Developer Soho China says privatisation deal with Blackstone is dead

“China is a key market for our Asia business where we have built a diverse real estate portfolio across office, retail, logistics and residential,” Justin Wai, real estate managing director based in Hong Kong with Blackstone, said in a statement on its website. “We’re confident in China’s long-term potential and economic recovery, which is well under way particularly in the Beijing and Shanghai office markets.”

Soho China owns and operates commercial properties totalling 1.3 million sq m, including five office and retail properties in Beijing and four in Shanghai.

Blackstone Group pursuit of Soho has paid off. Photo: Reuters

Blackstone will review the composition of the board and undertake a strategic assessment of Soho’s property holdings after the exercise, according to the filing. It also intends to satisfy the public shareholding float and retain Soho’s listing status, the company said.
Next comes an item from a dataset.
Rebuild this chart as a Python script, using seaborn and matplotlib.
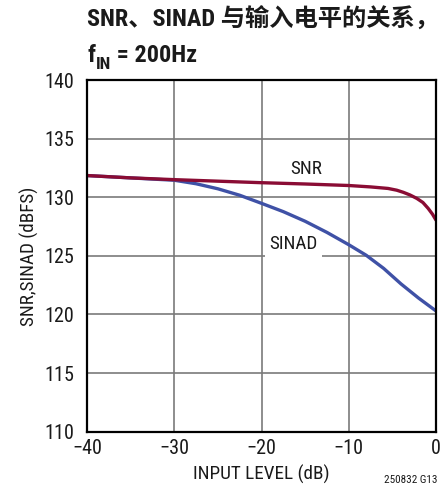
import matplotlib
matplotlib.use("Agg")
import matplotlib.pyplot as plt
from matplotlib import font_manager
import seaborn as sns
import pandas as pd

# ---- data ----
snr_x = [-40, -35, -30, -25, -20, -15, -10, -7.5, -5.5, -4.5, -3.75, -3, -2.2, -1.5, -0.9, -0.4, 0]
snr_y = [131.85, 131.65, 131.5, 131.37, 131.24, 131.13, 131.0, 130.88, 130.75, 130.6, 130.42,
         130.2, 129.9, 129.55, 129.05, 128.55, 128.05]
sinad_x = [-40, -35, -30, -27.5, -25, -22.5, -20, -17.5, -15, -12.5, -10, -8, -6, -4, -2, 0]
sinad_y = [131.85, 131.65, 131.45, 131.15, 130.72, 130.17, 129.48, 128.77, 127.95, 127.0,
           125.95, 125.05, 123.93, 122.6, 121.4, 120.3]
x_ticks = [-40, -30, -20, -10, 0]
x_tick_labels = ["\u221240", "\u221230", "\u221220", "\u221210", "0"]
y_ticks = [110, 115, 120, 125, 130, 135, 140]
title_line1 = "SNR\u3001SINAD 与输入电平的关系，"
x_label = "INPUT LEVEL (dB)"
y_label = "SNR,SINAD (dBFS)"
note = "250832 G13"

sns.set_theme(style="white")
fonts = font_manager.fontManager.ttflist
names = {f.name for f in fonts}
latin = "DejaVu Sans"
for cand in ["Roboto Condensed", "Archivo Narrow", "PT Sans Narrow", "Liberation Sans Narrow",
             "Fira Sans Condensed", "IBM Plex Sans Condensed", "Liberation Sans"]:
    if cand in names:
        latin = cand
        break
plt.rcParams["font.family"] = [latin, "Noto Sans CJK SC", "DejaVu Sans"]

df = pd.concat([
    pd.DataFrame({"x": snr_x, "y": snr_y, "s": "SNR"}),
    pd.DataFrame({"x": sinad_x, "y": sinad_y, "s": "SINAD"}),
])

fig = plt.figure(figsize=(4.42, 5.01), dpi=100)
ax = fig.add_axes([87 / 442, 1 - 431.7 / 501, (436 - 87) / 442, (431.7 - 80) / 501])

ax.grid(True, color="#7a7a7a", linewidth=1.2, zorder=0)
ax.set_axisbelow(True)
palette = {"SNR": "#8a0c34", "SINAD": "#3f51a6"}
for name in ["SINAD", "SNR"]:
    sub = df[df.s == name]
    sns.lineplot(data=sub, x="x", y="y", color=palette[name], linewidth=2.4,
                 ax=ax, legend=False, zorder=3)

ax.set_xlim(-40, 0)
ax.set_ylim(110, 140)
ax.set_xticks(x_ticks)
ax.set_xticklabels(x_tick_labels)
ax.set_yticks(y_ticks)
ax.tick_params(axis="both", length=0, labelsize=14.5, colors="#1a1a1a")
ax.tick_params(axis="y", pad=9)
ax.tick_params(axis="x", pad=5)
for sp in ax.spines.values():
    sp.set_visible(True)
    sp.set_color("black")
    sp.set_linewidth(1.6)
    sp.set_zorder(4)

ax.set_xlabel(x_label, fontsize=13.8, color="#1a1a1a", labelpad=5)
ax.set_ylabel(y_label, fontsize=13.8, color="#1a1a1a", labelpad=4)

ax.text(-14.9, 131.95, "SNR", fontsize=13.8, ha="center", va="baseline", color="#1a1a1a", zorder=2)
ax.text(-16.3, 125.55, "SINAD", fontsize=13.8, ha="center", va="baseline", color="#1a1a1a",
        zorder=2, bbox=dict(facecolor="white", edgecolor="none", pad=3.0))

# title
title_kw = dict(fontsize=17.5, fontweight="bold", color="#1a1a1a")
fig.text(87 / 442, 1 - 27 / 501, title_line1, ha="left", va="baseline", **title_kw)
f1 = fig.text(87 / 442, 1 - 62 / 501, "f", ha="left", va="baseline", **title_kw)
f2 = ax.annotate("IN", xy=(1, 0), xycoords=f1, xytext=(0.5, -3.5), textcoords="offset points",
                 fontsize=12.5, fontweight="bold", color="#1a1a1a", ha="left", va="bottom",
                 annotation_clip=False)
ax.annotate(" = 200Hz", xy=(1, 0), xycoords=f2, xytext=(0, 3.5), textcoords="offset points",
            ha="left", va="bottom", annotation_clip=False, **title_kw)

fig.text(438 / 442, 1 - 483 / 501, note, fontsize=8, ha="right", va="baseline", color="#1a1a1a")

fig.savefig("out.png", dpi=100)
Soho China, which commissioned the late Iraqi-British architect Zaha Hadid to design several of its office buildings in Beijing and Shanghai, put 20,000 sq m of space on the market for 7.8 billion yuan (US$1.12 billion) in June 2019 to bolster its liquidity.

Blackstone was to pay HK$6 per share for Soho in a privatisation offer, Reuters reported in March last year. As the Covid-19 pandemic gripped China and global markets, Soho in August called off discussions with prospective investors without identifying any parties.